The first attachment shows the lot, which is being sold along with the house/lot just above it (left side). The second shows the broader context of where it is. The village is on the shore north of the left end of Anticosti Island. I came very close to purchasing a house across the highway with a much larger lot but it fell through on inspection, although the cost was much, much cheaper. I'm going to have to decide if I want to go ahead with this property on the shoreline very shortly.

I see a bunch of potential problems:

1) I want to truck in topsoil to start but the truck would have to pass on the lot to the right (which does not have a house on it).

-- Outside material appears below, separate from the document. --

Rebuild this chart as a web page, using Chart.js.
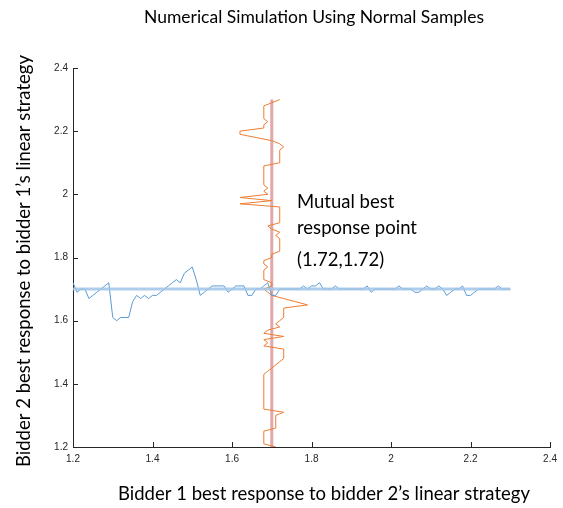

2) Obviously very sandy. I would be basically starting from scratch trying to build soil

3) Wind. I guess I would have to put some sort of fast-growing windbreak in but I don't know how feasible that is

4) Salinity. I am assuming that the wind would carry salinity and the groundwater would be saline as well. I realize I will be limited in what I can plant anywhere in this area, but I don't want to be too limited.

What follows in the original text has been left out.